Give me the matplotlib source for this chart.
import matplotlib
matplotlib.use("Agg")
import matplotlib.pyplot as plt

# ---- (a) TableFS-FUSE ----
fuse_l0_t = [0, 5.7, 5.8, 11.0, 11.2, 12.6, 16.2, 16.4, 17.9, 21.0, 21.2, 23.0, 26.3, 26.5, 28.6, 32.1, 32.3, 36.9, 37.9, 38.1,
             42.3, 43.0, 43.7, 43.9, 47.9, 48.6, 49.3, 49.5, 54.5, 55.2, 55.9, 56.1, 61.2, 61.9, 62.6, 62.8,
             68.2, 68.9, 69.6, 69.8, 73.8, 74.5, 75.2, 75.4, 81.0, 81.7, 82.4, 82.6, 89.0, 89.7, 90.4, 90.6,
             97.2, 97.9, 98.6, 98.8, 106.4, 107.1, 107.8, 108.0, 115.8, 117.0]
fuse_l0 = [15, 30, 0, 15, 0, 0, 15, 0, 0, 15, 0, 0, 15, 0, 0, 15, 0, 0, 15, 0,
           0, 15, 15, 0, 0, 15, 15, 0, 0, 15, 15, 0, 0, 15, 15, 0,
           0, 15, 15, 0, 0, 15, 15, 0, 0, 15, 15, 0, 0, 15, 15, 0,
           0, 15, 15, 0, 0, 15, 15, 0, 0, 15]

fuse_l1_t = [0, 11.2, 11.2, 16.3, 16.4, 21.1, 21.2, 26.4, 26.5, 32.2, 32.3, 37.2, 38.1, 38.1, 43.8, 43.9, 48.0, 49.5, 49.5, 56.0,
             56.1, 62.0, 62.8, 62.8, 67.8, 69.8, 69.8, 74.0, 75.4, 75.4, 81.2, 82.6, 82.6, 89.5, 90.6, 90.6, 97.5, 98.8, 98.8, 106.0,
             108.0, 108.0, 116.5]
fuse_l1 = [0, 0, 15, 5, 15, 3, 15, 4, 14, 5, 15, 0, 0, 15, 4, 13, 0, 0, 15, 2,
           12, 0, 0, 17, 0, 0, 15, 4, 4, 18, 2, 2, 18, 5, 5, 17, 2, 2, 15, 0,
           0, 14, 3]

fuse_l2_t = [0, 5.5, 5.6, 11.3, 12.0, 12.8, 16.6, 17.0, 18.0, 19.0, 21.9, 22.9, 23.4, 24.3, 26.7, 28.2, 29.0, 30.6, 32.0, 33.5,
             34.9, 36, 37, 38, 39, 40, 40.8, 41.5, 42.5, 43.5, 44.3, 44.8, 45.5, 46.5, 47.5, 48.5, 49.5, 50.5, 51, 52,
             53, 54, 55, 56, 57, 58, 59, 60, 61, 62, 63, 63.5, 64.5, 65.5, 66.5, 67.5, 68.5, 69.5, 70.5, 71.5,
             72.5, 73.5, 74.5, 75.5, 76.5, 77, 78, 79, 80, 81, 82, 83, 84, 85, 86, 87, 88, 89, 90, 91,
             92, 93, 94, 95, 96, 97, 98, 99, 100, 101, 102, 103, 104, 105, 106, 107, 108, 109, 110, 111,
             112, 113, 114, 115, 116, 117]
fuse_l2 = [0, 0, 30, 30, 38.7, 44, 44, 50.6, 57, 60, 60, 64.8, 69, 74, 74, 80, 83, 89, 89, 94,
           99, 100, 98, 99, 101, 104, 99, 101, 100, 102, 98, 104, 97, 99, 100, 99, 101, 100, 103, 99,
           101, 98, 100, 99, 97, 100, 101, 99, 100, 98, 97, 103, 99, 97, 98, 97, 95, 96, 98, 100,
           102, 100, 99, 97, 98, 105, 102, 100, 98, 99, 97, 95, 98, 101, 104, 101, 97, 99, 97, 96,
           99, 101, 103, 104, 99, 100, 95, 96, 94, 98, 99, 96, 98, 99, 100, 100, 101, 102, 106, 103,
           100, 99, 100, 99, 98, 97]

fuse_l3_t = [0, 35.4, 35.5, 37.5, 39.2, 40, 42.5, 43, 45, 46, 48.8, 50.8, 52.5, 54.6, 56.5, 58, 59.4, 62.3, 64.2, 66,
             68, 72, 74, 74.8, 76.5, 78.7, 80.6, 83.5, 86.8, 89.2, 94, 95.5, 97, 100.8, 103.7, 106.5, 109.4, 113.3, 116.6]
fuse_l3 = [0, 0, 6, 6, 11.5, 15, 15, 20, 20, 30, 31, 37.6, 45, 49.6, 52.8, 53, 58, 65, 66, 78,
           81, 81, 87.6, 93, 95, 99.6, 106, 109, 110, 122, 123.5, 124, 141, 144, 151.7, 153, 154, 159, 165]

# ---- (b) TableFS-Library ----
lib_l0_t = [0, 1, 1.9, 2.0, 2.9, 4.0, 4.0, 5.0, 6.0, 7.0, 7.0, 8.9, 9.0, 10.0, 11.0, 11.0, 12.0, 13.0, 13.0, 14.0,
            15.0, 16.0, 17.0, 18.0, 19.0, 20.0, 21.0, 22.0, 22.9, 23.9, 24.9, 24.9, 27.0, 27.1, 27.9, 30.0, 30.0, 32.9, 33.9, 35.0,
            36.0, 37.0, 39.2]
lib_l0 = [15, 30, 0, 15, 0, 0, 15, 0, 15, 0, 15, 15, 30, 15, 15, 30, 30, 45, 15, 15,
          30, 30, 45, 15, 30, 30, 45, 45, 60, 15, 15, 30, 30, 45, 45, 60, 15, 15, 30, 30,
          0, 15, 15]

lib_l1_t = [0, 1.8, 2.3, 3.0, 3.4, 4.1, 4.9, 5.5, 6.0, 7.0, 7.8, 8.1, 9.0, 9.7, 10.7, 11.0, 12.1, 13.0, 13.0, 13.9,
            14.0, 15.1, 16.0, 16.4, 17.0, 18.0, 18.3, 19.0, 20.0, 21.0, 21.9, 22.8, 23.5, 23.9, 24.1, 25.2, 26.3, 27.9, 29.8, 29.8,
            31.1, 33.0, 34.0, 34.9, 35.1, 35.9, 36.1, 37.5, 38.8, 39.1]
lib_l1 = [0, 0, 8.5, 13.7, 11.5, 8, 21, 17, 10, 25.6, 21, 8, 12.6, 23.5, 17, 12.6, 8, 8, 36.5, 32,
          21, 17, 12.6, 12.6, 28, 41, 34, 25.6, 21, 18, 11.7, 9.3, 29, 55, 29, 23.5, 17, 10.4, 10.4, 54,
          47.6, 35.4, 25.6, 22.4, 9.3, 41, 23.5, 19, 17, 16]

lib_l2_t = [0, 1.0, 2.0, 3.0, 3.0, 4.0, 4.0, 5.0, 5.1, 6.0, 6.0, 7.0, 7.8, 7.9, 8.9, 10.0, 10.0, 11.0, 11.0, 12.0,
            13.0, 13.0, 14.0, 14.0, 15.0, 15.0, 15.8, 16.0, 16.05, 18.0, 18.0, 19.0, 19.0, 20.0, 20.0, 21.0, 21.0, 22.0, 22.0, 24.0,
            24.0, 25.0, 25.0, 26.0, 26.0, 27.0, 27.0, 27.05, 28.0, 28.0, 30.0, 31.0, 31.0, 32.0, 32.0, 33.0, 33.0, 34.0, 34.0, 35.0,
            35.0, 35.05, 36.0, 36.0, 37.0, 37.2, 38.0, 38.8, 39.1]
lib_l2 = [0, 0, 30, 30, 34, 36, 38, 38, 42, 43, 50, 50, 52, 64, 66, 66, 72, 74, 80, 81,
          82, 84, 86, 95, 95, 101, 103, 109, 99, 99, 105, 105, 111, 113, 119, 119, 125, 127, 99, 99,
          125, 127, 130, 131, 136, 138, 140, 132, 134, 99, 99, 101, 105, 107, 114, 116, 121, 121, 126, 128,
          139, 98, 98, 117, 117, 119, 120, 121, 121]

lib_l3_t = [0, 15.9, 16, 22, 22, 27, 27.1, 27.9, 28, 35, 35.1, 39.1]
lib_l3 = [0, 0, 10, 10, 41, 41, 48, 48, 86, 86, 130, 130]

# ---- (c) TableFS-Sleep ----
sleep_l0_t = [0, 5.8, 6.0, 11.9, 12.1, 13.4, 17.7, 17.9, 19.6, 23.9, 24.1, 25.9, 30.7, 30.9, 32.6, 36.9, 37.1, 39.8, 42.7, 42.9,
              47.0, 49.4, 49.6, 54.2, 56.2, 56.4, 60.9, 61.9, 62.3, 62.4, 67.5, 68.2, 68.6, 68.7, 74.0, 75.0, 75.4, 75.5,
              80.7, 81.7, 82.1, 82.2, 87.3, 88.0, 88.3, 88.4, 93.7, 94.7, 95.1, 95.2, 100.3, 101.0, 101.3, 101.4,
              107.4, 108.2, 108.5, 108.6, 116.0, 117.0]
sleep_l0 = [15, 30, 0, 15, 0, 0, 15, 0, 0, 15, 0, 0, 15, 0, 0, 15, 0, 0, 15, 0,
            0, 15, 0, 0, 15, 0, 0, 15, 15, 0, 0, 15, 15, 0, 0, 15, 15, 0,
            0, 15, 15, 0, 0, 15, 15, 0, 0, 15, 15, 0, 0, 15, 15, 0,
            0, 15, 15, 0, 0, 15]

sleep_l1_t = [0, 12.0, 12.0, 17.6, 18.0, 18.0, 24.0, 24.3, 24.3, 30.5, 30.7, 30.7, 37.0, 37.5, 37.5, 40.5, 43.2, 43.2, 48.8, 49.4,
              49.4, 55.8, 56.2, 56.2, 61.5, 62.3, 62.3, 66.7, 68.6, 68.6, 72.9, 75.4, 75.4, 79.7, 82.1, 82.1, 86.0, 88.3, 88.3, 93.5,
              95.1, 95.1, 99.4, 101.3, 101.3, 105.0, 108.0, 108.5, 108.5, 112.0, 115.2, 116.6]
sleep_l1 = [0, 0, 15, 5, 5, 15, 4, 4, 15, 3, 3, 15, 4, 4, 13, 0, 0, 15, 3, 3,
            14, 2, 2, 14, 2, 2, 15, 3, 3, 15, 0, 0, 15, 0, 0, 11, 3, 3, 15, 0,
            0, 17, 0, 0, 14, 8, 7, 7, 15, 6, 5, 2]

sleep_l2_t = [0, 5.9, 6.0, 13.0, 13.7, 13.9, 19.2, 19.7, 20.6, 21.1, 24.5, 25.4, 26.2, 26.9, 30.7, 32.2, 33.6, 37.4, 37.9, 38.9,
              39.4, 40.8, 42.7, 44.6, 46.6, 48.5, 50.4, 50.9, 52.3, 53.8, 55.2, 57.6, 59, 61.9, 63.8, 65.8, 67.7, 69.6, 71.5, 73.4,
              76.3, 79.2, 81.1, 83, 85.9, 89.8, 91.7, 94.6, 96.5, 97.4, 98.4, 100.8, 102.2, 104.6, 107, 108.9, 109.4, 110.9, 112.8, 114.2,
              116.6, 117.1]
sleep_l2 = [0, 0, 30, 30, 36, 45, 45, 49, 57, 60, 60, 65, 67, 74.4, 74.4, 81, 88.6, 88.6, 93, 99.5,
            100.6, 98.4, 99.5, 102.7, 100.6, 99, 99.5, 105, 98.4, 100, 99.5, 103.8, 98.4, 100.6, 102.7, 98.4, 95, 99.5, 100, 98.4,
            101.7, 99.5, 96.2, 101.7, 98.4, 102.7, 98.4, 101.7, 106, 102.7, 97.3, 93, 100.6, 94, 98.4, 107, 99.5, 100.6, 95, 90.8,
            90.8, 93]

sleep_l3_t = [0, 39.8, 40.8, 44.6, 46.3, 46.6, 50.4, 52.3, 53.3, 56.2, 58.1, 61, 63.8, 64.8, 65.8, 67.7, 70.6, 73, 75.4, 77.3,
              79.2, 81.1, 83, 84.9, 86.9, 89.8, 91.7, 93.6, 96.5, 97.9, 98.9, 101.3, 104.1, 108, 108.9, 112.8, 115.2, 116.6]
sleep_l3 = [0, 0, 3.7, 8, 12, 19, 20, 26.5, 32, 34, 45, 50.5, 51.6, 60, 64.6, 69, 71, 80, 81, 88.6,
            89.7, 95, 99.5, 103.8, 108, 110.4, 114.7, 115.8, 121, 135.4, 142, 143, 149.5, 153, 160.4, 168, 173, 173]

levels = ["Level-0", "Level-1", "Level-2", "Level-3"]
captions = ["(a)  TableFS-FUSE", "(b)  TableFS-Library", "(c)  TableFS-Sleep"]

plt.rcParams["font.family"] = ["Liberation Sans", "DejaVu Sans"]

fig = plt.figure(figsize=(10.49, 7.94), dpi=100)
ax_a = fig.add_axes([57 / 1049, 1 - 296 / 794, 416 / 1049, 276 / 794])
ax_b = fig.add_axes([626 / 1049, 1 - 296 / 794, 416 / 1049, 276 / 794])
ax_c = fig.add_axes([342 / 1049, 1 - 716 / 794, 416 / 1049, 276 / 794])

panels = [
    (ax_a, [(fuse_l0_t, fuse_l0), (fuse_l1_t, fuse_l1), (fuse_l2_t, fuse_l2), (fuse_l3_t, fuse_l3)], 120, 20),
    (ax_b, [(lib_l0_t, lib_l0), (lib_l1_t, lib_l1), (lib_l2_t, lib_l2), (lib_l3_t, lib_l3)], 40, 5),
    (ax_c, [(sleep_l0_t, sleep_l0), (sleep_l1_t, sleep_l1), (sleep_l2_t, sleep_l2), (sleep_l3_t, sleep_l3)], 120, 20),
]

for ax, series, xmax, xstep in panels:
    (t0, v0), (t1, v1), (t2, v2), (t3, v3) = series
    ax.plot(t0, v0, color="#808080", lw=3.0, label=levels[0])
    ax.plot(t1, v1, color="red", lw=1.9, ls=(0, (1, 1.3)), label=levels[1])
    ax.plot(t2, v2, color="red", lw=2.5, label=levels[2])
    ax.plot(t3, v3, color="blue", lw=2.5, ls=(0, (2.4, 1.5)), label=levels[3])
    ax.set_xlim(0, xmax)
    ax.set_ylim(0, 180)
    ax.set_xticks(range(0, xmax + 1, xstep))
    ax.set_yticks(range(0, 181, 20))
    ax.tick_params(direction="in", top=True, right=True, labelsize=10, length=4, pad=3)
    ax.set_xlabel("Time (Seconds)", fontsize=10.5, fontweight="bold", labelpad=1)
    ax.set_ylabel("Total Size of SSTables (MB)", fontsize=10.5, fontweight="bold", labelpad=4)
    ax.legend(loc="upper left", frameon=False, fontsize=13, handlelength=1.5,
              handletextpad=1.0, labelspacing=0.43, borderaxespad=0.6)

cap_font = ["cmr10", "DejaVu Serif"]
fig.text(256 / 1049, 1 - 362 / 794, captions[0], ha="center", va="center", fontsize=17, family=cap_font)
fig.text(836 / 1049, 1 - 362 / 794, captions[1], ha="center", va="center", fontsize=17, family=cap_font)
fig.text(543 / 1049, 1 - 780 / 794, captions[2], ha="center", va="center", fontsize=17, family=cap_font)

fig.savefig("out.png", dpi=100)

━━━━━━━━━━━━━━━━━━━━

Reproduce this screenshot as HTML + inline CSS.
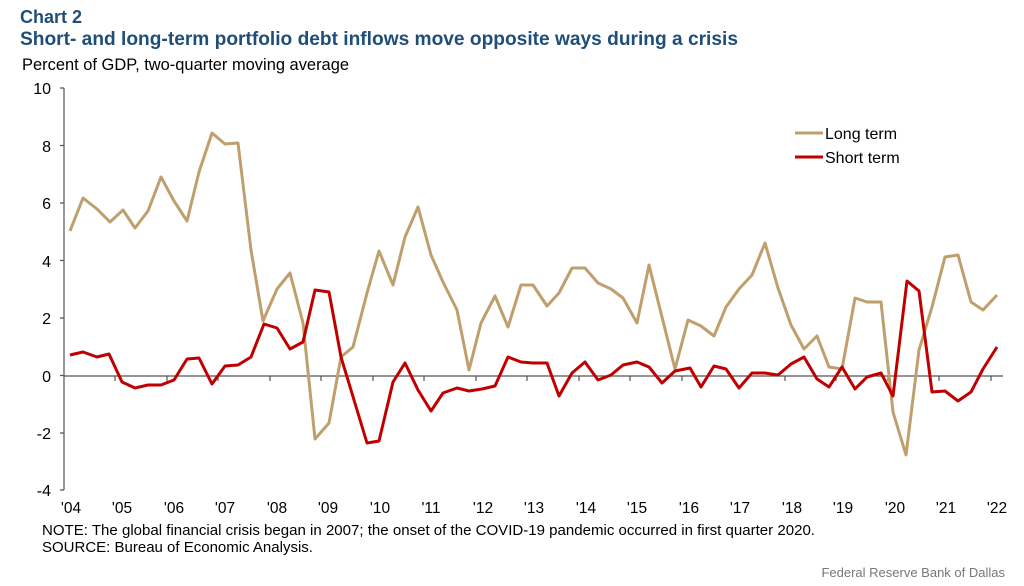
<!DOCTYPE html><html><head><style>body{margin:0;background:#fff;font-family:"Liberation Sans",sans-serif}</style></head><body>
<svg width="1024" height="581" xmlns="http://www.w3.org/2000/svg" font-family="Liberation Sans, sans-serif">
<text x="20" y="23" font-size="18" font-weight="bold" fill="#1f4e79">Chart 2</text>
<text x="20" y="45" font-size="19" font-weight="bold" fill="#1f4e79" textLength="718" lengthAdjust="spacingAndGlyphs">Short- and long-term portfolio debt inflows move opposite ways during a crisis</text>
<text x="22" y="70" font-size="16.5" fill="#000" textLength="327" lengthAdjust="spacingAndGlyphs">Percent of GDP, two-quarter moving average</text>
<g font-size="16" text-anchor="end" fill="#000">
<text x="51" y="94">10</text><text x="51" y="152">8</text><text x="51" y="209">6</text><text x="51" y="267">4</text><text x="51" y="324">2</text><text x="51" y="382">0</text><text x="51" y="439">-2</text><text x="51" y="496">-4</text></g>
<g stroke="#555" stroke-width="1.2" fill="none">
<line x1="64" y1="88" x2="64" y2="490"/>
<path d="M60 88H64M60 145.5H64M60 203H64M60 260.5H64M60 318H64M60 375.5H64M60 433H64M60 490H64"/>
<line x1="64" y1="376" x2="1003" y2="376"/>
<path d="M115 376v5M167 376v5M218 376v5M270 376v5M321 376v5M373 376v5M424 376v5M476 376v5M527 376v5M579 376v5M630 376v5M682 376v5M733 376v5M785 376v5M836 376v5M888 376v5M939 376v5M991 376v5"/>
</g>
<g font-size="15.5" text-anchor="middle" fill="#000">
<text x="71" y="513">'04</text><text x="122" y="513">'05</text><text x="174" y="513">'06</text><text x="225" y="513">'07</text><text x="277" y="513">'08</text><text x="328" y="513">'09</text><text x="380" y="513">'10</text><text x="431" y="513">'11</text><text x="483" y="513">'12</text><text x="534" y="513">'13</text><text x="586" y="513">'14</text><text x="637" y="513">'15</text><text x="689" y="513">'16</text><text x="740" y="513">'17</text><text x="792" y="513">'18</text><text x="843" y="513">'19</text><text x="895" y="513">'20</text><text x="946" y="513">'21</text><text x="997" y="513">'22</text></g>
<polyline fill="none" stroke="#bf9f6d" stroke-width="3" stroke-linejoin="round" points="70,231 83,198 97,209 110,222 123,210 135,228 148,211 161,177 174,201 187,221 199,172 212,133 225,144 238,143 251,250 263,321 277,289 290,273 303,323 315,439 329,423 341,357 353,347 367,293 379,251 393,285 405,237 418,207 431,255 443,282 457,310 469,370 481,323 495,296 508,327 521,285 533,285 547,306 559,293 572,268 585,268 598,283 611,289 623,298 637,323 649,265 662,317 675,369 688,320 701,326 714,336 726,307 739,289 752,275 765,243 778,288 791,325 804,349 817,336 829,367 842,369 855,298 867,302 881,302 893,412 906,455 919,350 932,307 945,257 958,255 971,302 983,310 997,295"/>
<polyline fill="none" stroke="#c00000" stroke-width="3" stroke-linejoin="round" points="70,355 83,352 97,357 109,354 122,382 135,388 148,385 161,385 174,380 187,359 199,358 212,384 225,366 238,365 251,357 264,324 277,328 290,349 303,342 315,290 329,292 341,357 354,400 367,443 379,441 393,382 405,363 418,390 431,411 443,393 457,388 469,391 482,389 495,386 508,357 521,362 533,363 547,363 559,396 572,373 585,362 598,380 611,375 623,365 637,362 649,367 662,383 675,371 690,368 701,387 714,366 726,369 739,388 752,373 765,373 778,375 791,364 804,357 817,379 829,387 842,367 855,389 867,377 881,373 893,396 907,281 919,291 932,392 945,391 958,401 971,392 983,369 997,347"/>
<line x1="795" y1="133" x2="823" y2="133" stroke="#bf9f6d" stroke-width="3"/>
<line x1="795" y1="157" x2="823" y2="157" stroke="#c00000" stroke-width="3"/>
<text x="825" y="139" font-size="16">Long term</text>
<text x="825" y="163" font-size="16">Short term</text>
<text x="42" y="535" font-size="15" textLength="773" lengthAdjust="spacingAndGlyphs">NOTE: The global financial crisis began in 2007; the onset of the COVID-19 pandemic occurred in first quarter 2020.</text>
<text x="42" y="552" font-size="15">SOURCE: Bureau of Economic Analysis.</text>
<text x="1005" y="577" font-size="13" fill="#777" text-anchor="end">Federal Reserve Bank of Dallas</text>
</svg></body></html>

━━━━━━━━━━━━━━━━━━━━

▶ TASK REQUIREMENTS: List the lines of the records where "matplotlib" occurs.

▶ RESULT OF THE EXERCISE:
Give me the matplotlib source for this chart.
import matplotlib
matplotlib.use("Agg")
import matplotlib.pyplot as plt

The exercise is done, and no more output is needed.